**OBJECTIVE:**
Can you write out every line from the start of the records below through the line containing "const xName = 'Number", leaving out any pictures?

**MATERIALS PROVIDED:**
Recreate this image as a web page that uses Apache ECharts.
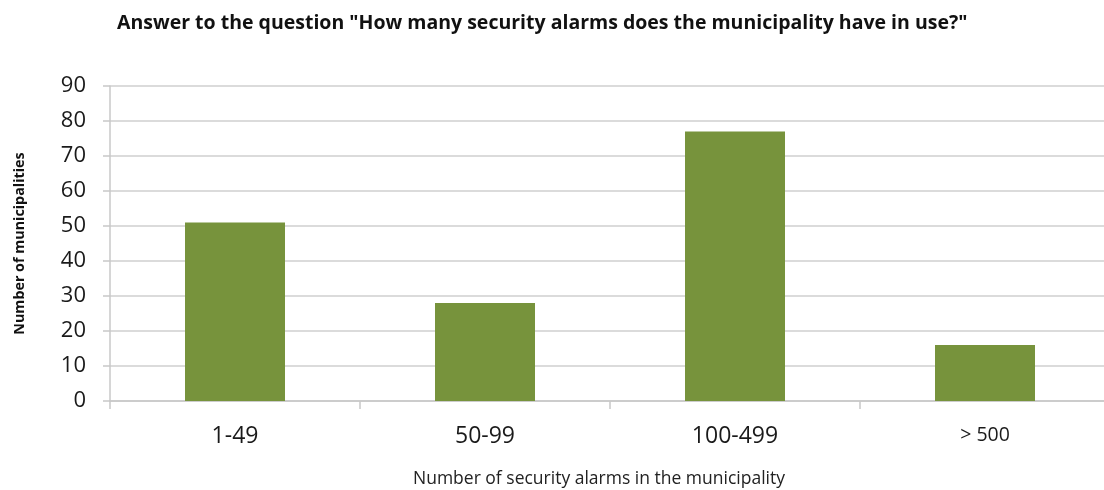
<!DOCTYPE html>
<html><head><meta charset="utf-8">
<script src="https://cdn.jsdelivr.net/npm/echarts@6/dist/echarts.min.js"></script>
<style>html,body{margin:0;padding:0;background:#fff}#c{width:1104px;height:490px}</style>
</head><body><div id="c"></div>
<script>
const categories = ['1-49', '50-99', '100-499', '> 500'];
const values = [51, 28, 77, 16];
const yTicks = { min: 0, max: 90, interval: 10 };
const titleText = 'Answer to the question "How many security alarms does the municipality have in use?"';
const yName = 'Number of municipalities';
const xName = 'Number of security alarms in the municipality';

const chart = echarts.init(document.getElementById('c'), null, { renderer: 'canvas' });
const FONT = "'Open Sans', 'Noto Sans', sans-serif";
chart.setOption({
  animation: false,
  textStyle: { fontFamily: FONT },
  title: [
    { text: titleText, left: 112, top: 8, textStyle: { fontFamily: FONT, fontSize: 19.5, fontWeight: 'bold', color: '#111' } },
    { text: xName, left: 594, top: 465, textAlign: 'center', textStyle: { fontFamily: FONT, fontSize: 17.5, fontWeight: 'normal', color: '#222' } }
  ],
  grid: { left: 110, width: 1000, top: 86, bottom: 89, containLabel: false, outerBoundsMode: 'none' },
  xAxis: {
    type: 'category', data: categories,
    axisLine: { lineStyle: { color: '#c8c8c8', width: 1.5 } },
    axisTick: { show: true, length: 8, alignWithLabel: false, lineStyle: { color: '#c8c8c8', width: 1.5 } },
    axisLabel: {
      margin: 24, color: '#1a1a1a', fontFamily: FONT, fontSize: 23,
      formatter: function (v) { return v === '> 500' ? '{s|' + v + '}' : v; },
      rich: { s: { fontSize: 19.5, fontFamily: FONT, color: '#1a1a1a' } }
    }
  },
  yAxis: {
    type: 'value', min: yTicks.min, max: yTicks.max, interval: yTicks.interval,
    name: yName, nameLocation: 'middle', nameGap: 83, nameRotate: 90,
    nameTextStyle: { fontFamily: FONT, fontSize: 14.3, fontWeight: 'bold', color: '#111' },
    axisLine: { show: true, lineStyle: { color: '#c8c8c8', width: 1.5 } },
    axisTick: { show: true, length: 7, lineStyle: { color: '#c8c8c8', width: 1.5 } },
    axisLabel: { margin: 24, color: '#1a1a1a', fontFamily: FONT, fontSize: 22 },
    splitLine: { lineStyle: { color: '#cfcfcf', width: 1.5 } }
  },
  series: [{
    type: 'bar', data: values, barWidth: 100,
    itemStyle: { color: '#77933C' }
  }]
});
</script></body></html>
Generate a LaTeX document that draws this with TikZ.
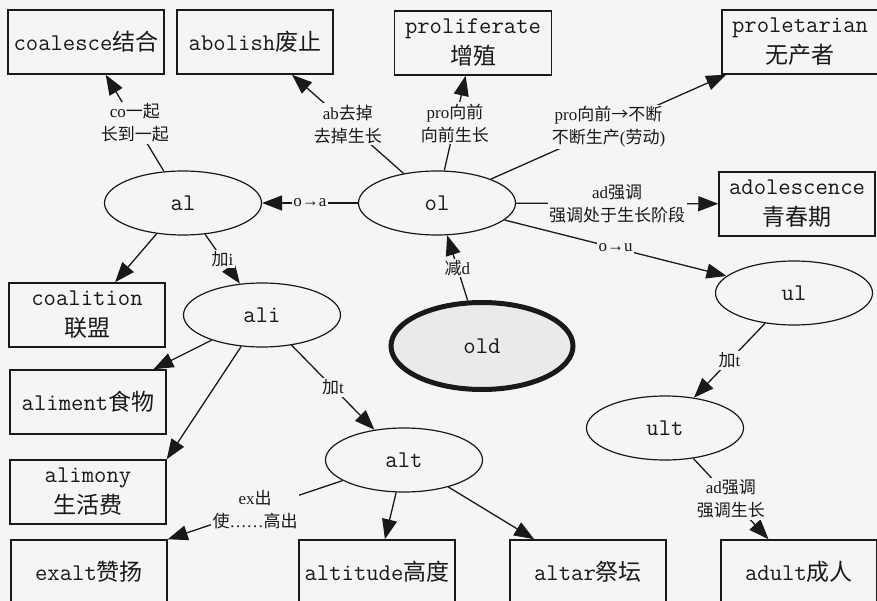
\documentclass[tikz,border=0pt]{standalone}
\usepackage{fontspec}
\setmainfont{Liberation Serif}
\newfontfamily\cjk{Noto Sans CJK SC}
\usetikzlibrary{shapes.geometric,arrows.meta}
\definecolor{bg}{RGB}{245,245,245}
\definecolor{ink}{RGB}{25,25,25}
\definecolor{oldfill}{RGB}{234,234,234}
\newcommand\boxfont{\fontsize{24}{31}\selectfont\ttfamily}
\newcommand\labfont{\fontsize{17}{23}\selectfont}
\newcommand\zhB[1]{{\cjk\fontsize{23}{31}\selectfont #1}}
\newcommand\zhL[1]{{\cjk #1}}
\tikzset{
  box/.style={draw=ink, line width=1.5pt, minimum width=156pt, minimum height=64pt,
    inner sep=0pt, align=center, font=\boxfont, text=ink},
  oval/.style={ellipse, draw=ink, line width=1.2pt, minimum width=157pt, minimum height=64pt,
    inner sep=0pt, font=\boxfont, text=ink},
  link/.style={draw=ink, line width=1.3pt, -{Triangle[length=20pt,width=15pt]}},
  lab/.style={fill=bg, inner sep=1.5pt, align=center, font=\labfont, text=ink},
}
\begin{document}
\begin{tikzpicture}[x=1pt,y=-1pt]
\useasboundingbox (0,0) rectangle (877,601);
\clip (0,0) rectangle (877,601);
\fill[bg] (0,0) rectangle (877,601);

% boxes
\node[box] (coal) at (86,42) {coalesce\zhB{结合}};
\node[box] (abol) at (255,42) {abolish\zhB{废止}};
\node[box, minimum width=157pt] (prolif) at (473,43) {proliferate\\\zhB{增殖}};
\node[box] (prolet) at (800,42) {proletarian\\\zhB{无产者}};
\node[box] (adol) at (797,204) {adolescence\\\zhB{青春期}};
\node[box] (coali) at (87,315) {coalition\\\zhB{联盟}};
\node[box] (alim1) at (88,402) {aliment\zhB{食物}};
\node[box] (alim2) at (88,492) {alimony\\\zhB{生活费}};
\node[box] (exalt) at (89,572) {exalt\zhB{赞扬}};
\node[box] (altit) at (377,572) {altitude\zhB{高度}};
\node[box] (altar) at (588,572) {altar\zhB{祭坛}};
\node[box] (adult) at (799,572) {adult\zhB{成人}};

% ellipses
\node[oval] (al) at (183,203) {al};
\node[oval] (ol) at (437,203) {ol};
\node[oval] (ali) at (262,315) {ali};
\node[oval, line width=5pt, fill=oldfill, minimum width=182pt, minimum height=87pt] (old) at (482,346) {old};
\node[oval] (ul) at (794,293) {ul};
\node[oval] (ult) at (665,428) {ult};
\node[oval] (alt) at (404,460) {alt};

% connectors
\draw[link] (al) -- node[lab]{co\zhL{一起}\\\zhL{长到一起}} (coal);
\draw[link] (ol) -- node[lab]{ab\zhL{去掉}\\\zhL{去掉生长}} (abol);
\draw[link] (ol) -- node[lab]{pro\zhL{向前}\zhL{→}\zhL{不断}\\\zhL{不断生产}(\zhL{劳动})} (prolet);
\draw[link] (ol) -- node[lab]{pro\zhL{向前}\\\zhL{向前生长}} (prolif);
\draw[link] (ol) -- node[lab]{ad\zhL{强调}\\\zhL{强调处于生长阶段}} (adol);
\draw[link] (ol) -- node[lab]{o→a} (al);
\draw[link] (ol) -- node[lab]{o→u} (ul);
\draw[link] (old) -- node[lab]{\zhL{减}d} (ol);
\draw[link] (al) -- (coali);
\draw[link] (al) -- node[lab]{\zhL{加}i} (ali);
\draw[link] (ali) -- (alim1);
\draw[link] (ali) -- (alim2.north east);
\draw[link] (ali) -- node[lab]{\zhL{加}t} (alt);
\draw[link] (alt) -- node[lab]{ex\zhL{出}\\\zhL{使}……\zhL{高出}} (exalt.north east);
\draw[link] (alt) -- (altit);
\draw[link] (alt) -- (altar);
\draw[link] (ul) -- node[lab]{\zhL{加}t} (ult);
\draw[link] (ult) -- node[lab]{ad\zhL{强调}\\\zhL{强调生长}} (adult);
\end{tikzpicture}
\end{document}
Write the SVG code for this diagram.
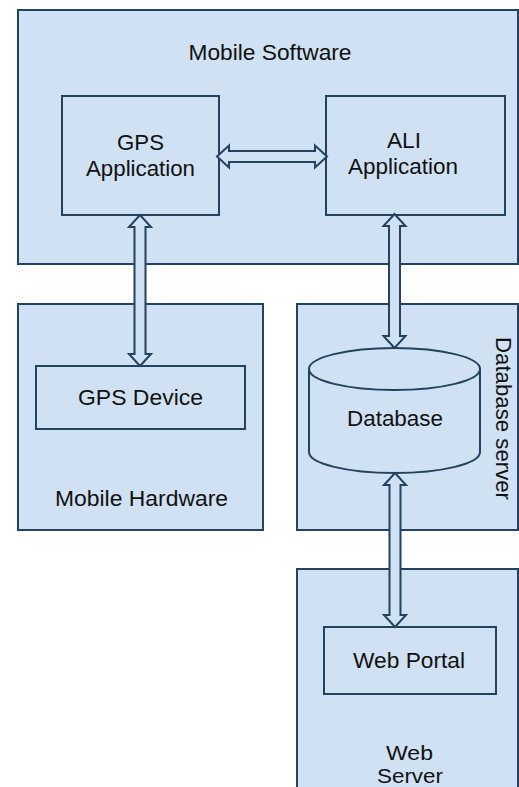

**EXERCISE RESPONSE:**
Recreate this image as a web page that uses Apache ECharts.
<!DOCTYPE html>
<html><head><meta charset="utf-8">
<script src="https://cdn.jsdelivr.net/npm/echarts@6/dist/echarts.min.js"></script>
<style>html,body{margin:0;padding:0;background:#fff}#c{width:1104px;height:490px}</style>
</head><body><div id="c"></div>
<script>
const categories = ['1-49', '50-99', '100-499', '> 500'];
const values = [51, 28, 77, 16];
const yTicks = { min: 0, max: 90, interval: 10 };
const titleText = 'Answer to the question "How many security alarms does the municipality have in use?"';
const yName = 'Number of municipalities';
const xName = 'Number of security alarms in the municipality';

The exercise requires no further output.